Data shown:
++++++++++++++++++++
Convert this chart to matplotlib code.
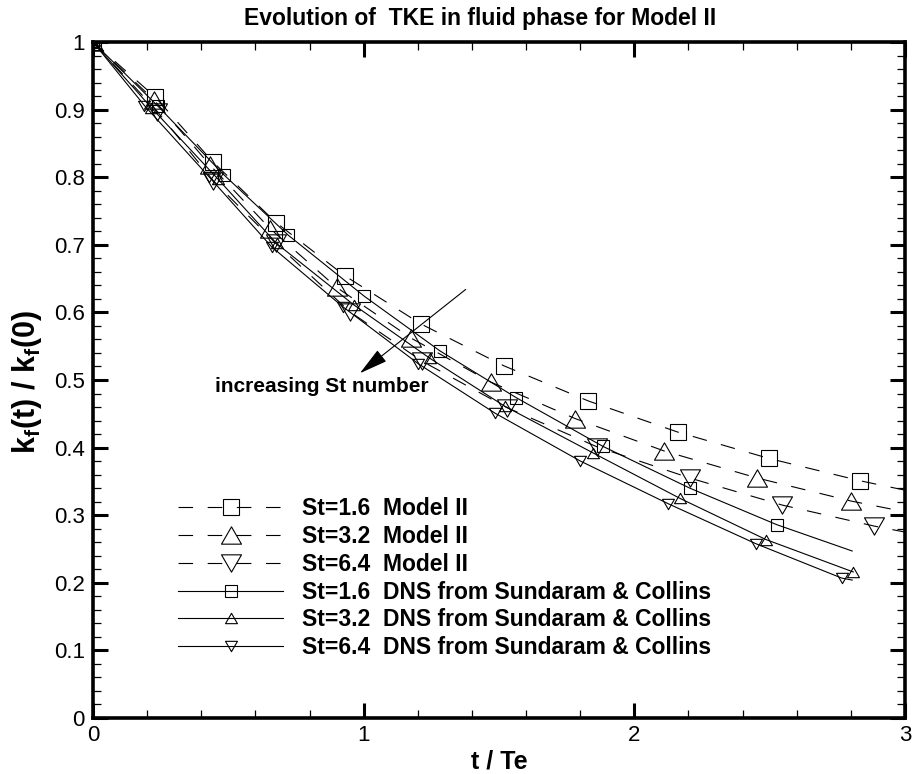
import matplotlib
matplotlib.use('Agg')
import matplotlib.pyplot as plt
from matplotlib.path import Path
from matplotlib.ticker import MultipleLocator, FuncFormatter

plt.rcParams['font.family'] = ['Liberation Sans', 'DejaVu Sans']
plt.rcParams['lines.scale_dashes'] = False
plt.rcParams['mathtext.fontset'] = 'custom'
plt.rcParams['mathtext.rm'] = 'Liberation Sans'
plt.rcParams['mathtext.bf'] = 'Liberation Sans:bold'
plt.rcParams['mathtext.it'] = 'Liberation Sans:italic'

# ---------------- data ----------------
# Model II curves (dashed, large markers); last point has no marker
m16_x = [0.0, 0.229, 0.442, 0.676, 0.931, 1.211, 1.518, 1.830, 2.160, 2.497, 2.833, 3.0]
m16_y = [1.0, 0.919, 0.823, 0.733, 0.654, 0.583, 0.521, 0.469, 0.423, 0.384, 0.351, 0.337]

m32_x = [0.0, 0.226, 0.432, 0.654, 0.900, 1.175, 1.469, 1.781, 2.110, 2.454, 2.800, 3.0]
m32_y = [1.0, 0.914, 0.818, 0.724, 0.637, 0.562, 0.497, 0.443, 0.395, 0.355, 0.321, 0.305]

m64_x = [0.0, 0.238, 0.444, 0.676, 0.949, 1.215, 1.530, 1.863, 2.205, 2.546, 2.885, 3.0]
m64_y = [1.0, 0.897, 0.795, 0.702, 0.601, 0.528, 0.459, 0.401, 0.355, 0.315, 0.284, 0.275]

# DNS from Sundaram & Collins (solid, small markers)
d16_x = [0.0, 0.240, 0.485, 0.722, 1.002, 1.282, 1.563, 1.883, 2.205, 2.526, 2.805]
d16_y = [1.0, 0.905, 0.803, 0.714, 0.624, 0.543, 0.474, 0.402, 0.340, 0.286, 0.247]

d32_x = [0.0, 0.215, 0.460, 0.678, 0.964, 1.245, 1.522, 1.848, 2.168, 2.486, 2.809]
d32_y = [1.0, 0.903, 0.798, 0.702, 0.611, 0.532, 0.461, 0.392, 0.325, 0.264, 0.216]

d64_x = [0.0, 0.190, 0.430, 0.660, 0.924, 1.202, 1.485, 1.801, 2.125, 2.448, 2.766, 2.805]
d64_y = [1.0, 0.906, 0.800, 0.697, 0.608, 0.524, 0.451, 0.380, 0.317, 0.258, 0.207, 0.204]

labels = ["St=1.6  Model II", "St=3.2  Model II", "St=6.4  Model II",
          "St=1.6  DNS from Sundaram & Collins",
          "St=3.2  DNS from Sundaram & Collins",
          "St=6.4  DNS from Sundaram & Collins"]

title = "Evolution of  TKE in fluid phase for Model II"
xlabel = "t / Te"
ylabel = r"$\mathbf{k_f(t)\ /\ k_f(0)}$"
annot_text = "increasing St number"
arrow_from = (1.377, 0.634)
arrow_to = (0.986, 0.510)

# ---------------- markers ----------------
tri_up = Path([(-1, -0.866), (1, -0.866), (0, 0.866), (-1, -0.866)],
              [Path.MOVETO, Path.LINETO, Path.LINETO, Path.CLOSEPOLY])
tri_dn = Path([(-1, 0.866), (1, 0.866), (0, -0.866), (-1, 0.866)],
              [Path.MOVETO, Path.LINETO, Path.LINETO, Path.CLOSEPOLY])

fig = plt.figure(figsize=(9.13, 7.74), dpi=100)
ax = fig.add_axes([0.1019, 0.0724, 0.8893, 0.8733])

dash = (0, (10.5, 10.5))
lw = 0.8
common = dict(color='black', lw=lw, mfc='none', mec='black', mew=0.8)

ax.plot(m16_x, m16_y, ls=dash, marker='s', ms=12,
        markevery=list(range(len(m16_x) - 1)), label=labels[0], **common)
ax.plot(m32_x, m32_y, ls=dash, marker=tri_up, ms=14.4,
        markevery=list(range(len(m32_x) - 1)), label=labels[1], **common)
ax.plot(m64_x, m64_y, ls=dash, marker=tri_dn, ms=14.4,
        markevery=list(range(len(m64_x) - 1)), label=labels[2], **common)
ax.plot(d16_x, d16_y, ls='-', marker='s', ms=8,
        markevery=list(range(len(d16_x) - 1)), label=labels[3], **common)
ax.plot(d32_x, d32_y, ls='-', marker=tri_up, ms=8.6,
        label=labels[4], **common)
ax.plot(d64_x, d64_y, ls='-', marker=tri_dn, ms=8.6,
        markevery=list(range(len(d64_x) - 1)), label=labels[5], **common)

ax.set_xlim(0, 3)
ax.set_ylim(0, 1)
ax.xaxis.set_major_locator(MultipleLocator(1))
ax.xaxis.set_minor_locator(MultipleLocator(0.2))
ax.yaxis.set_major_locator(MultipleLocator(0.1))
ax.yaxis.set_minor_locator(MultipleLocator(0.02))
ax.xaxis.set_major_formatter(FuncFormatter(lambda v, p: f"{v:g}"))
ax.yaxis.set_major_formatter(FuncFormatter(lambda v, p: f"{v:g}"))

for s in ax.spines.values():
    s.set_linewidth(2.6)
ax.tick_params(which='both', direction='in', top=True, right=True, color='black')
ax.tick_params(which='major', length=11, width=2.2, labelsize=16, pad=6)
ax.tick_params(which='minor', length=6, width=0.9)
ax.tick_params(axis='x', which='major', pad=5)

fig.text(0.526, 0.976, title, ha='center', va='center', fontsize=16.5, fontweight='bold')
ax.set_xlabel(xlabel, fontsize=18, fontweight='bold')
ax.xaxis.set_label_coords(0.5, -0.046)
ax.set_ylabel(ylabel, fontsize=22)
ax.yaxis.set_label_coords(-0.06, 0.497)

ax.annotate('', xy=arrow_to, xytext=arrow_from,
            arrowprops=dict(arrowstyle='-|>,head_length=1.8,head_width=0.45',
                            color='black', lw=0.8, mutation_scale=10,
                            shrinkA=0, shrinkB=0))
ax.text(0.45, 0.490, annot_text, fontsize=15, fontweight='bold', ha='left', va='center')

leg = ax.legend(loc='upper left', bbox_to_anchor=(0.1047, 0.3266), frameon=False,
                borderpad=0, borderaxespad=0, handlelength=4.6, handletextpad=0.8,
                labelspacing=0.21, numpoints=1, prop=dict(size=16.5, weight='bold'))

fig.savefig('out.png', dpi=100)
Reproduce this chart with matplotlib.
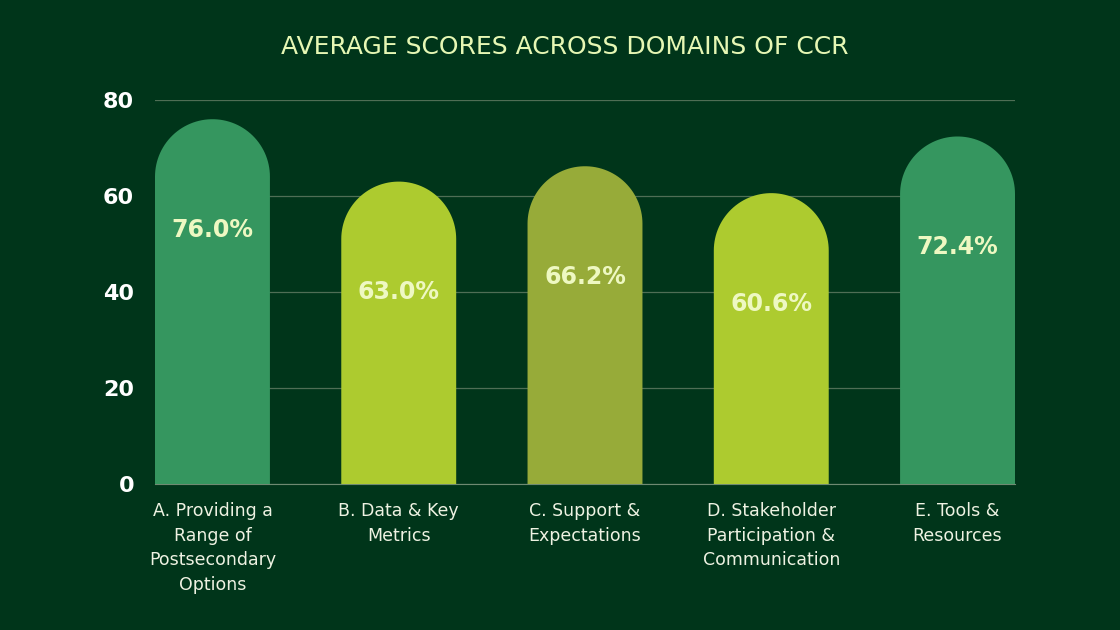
++++++++++++++++++++
Aim of the exercise:
Go through the entries above and print each one exactly, minus the pictures.

Result of this exercise:
Convert this chart to matplotlib code.
import matplotlib
matplotlib.use('Agg')
import matplotlib.pyplot as plt
from matplotlib.path import Path
from matplotlib.ticker import MultipleLocator, FuncFormatter

plt.rcParams['font.family'] = ['Liberation Sans', 'DejaVu Sans']
plt.rcParams['lines.scale_dashes'] = False
plt.rcParams['mathtext.fontset'] = 'custom'
plt.rcParams['mathtext.rm'] = 'Liberation Sans'
plt.rcParams['mathtext.bf'] = 'Liberation Sans:bold'
plt.rcParams['mathtext.it'] = 'Liberation Sans:italic'

# ---------------- data ----------------
# Model II curves (dashed, large markers); last point has no marker
m16_x = [0.0, 0.229, 0.442, 0.676, 0.931, 1.211, 1.518, 1.830, 2.160, 2.497, 2.833, 3.0]
m16_y = [1.0, 0.919, 0.823, 0.733, 0.654, 0.583, 0.521, 0.469, 0.423, 0.384, 0.351, 0.337]

m32_x = [0.0, 0.226, 0.432, 0.654, 0.900, 1.175, 1.469, 1.781, 2.110, 2.454, 2.800, 3.0]
m32_y = [1.0, 0.914, 0.818, 0.724, 0.637, 0.562, 0.497, 0.443, 0.395, 0.355, 0.321, 0.305]

m64_x = [0.0, 0.238, 0.444, 0.676, 0.949, 1.215, 1.530, 1.863, 2.205, 2.546, 2.885, 3.0]
m64_y = [1.0, 0.897, 0.795, 0.702, 0.601, 0.528, 0.459, 0.401, 0.355, 0.315, 0.284, 0.275]

# DNS from Sundaram & Collins (solid, small markers)
d16_x = [0.0, 0.240, 0.485, 0.722, 1.002, 1.282, 1.563, 1.883, 2.205, 2.526, 2.805]
d16_y = [1.0, 0.905, 0.803, 0.714, 0.624, 0.543, 0.474, 0.402, 0.340, 0.286, 0.247]

d32_x = [0.0, 0.215, 0.460, 0.678, 0.964, 1.245, 1.522, 1.848, 2.168, 2.486, 2.809]
d32_y = [1.0, 0.903, 0.798, 0.702, 0.611, 0.532, 0.461, 0.392, 0.325, 0.264, 0.216]

d64_x = [0.0, 0.190, 0.430, 0.660, 0.924, 1.202, 1.485, 1.801, 2.125, 2.448, 2.766, 2.805]
d64_y = [1.0, 0.906, 0.800, 0.697, 0.608, 0.524, 0.451, 0.380, 0.317, 0.258, 0.207, 0.204]

labels = ["St=1.6  Model II", "St=3.2  Model II", "St=6.4  Model II",
          "St=1.6  DNS from Sundaram & Collins",
          "St=3.2  DNS from Sundaram & Collins",
          "St=6.4  DNS from Sundaram & Collins"]

title = "Evolution of  TKE in fluid phase for Model II"
xlabel = "t / Te"
ylabel = r"$\mathbf{k_f(t)\ /\ k_f(0)}$"
annot_text = "increasing St number"
arrow_from = (1.377, 0.634)
arrow_to = (0.986, 0.510)

# ---------------- markers ----------------
tri_up = Path([(-1, -0.866), (1, -0.866), (0, 0.866), (-1, -0.866)],
              [Path.MOVETO, Path.LINETO, Path.LINETO, Path.CLOSEPOLY])
tri_dn = Path([(-1, 0.866), (1, 0.866), (0, -0.866), (-1, 0.866)],
              [Path.MOVETO, Path.LINETO, Path.LINETO, Path.CLOSEPOLY])

fig = plt.figure(figsize=(9.13, 7.74), dpi=100)
ax = fig.add_axes([0.1019, 0.0724, 0.8893, 0.8733])

dash = (0, (10.5, 10.5))
lw = 0.8
common = dict(color='black', lw=lw, mfc='none', mec='black', mew=0.8)

ax.plot(m16_x, m16_y, ls=dash, marker='s', ms=12,
        markevery=list(range(len(m16_x) - 1)), label=labels[0], **common)
ax.plot(m32_x, m32_y, ls=dash, marker=tri_up, ms=14.4,
        markevery=list(range(len(m32_x) - 1)), label=labels[1], **common)
ax.plot(m64_x, m64_y, ls=dash, marker=tri_dn, ms=14.4,
        markevery=list(range(len(m64_x) - 1)), label=labels[2], **common)
ax.plot(d16_x, d16_y, ls='-', marker='s', ms=8,
        markevery=list(range(len(d16_x) - 1)), label=labels[3], **common)
ax.plot(d32_x, d32_y, ls='-', marker=tri_up, ms=8.6,
        label=labels[4], **common)
ax.plot(d64_x, d64_y, ls='-', marker=tri_dn, ms=8.6,
        markevery=list(range(len(d64_x) - 1)), label=labels[5], **common)

ax.set_xlim(0, 3)
ax.set_ylim(0, 1)
ax.xaxis.set_major_locator(MultipleLocator(1))
ax.xaxis.set_minor_locator(MultipleLocator(0.2))
ax.yaxis.set_major_locator(MultipleLocator(0.1))
ax.yaxis.set_minor_locator(MultipleLocator(0.02))
ax.xaxis.set_major_formatter(FuncFormatter(lambda v, p: f"{v:g}"))
ax.yaxis.set_major_formatter(FuncFormatter(lambda v, p: f"{v:g}"))

for s in ax.spines.values():
    s.set_linewidth(2.6)
ax.tick_params(which='both', direction='in', top=True, right=True, color='black')
ax.tick_params(which='major', length=11, width=2.2, labelsize=16, pad=6)
ax.tick_params(which='minor', length=6, width=0.9)
ax.tick_params(axis='x', which='major', pad=5)

fig.text(0.526, 0.976, title, ha='center', va='center', fontsize=16.5, fontweight='bold')
ax.set_xlabel(xlabel, fontsize=18, fontweight='bold')
ax.xaxis.set_label_coords(0.5, -0.046)
ax.set_ylabel(ylabel, fontsize=22)
ax.yaxis.set_label_coords(-0.06, 0.497)

ax.annotate('', xy=arrow_to, xytext=arrow_from,
            arrowprops=dict(arrowstyle='-|>,head_length=1.8,head_width=0.45',
                            color='black', lw=0.8, mutation_scale=10,
                            shrinkA=0, shrinkB=0))
ax.text(0.45, 0.490, annot_text, fontsize=15, fontweight='bold', ha='left', va='center')

leg = ax.legend(loc='upper left', bbox_to_anchor=(0.1047, 0.3266), frameon=False,
                borderpad=0, borderaxespad=0, handlelength=4.6, handletextpad=0.8,
                labelspacing=0.21, numpoints=1, prop=dict(size=16.5, weight='bold'))

fig.savefig('out.png', dpi=100)
Reproduce this chart with matplotlib.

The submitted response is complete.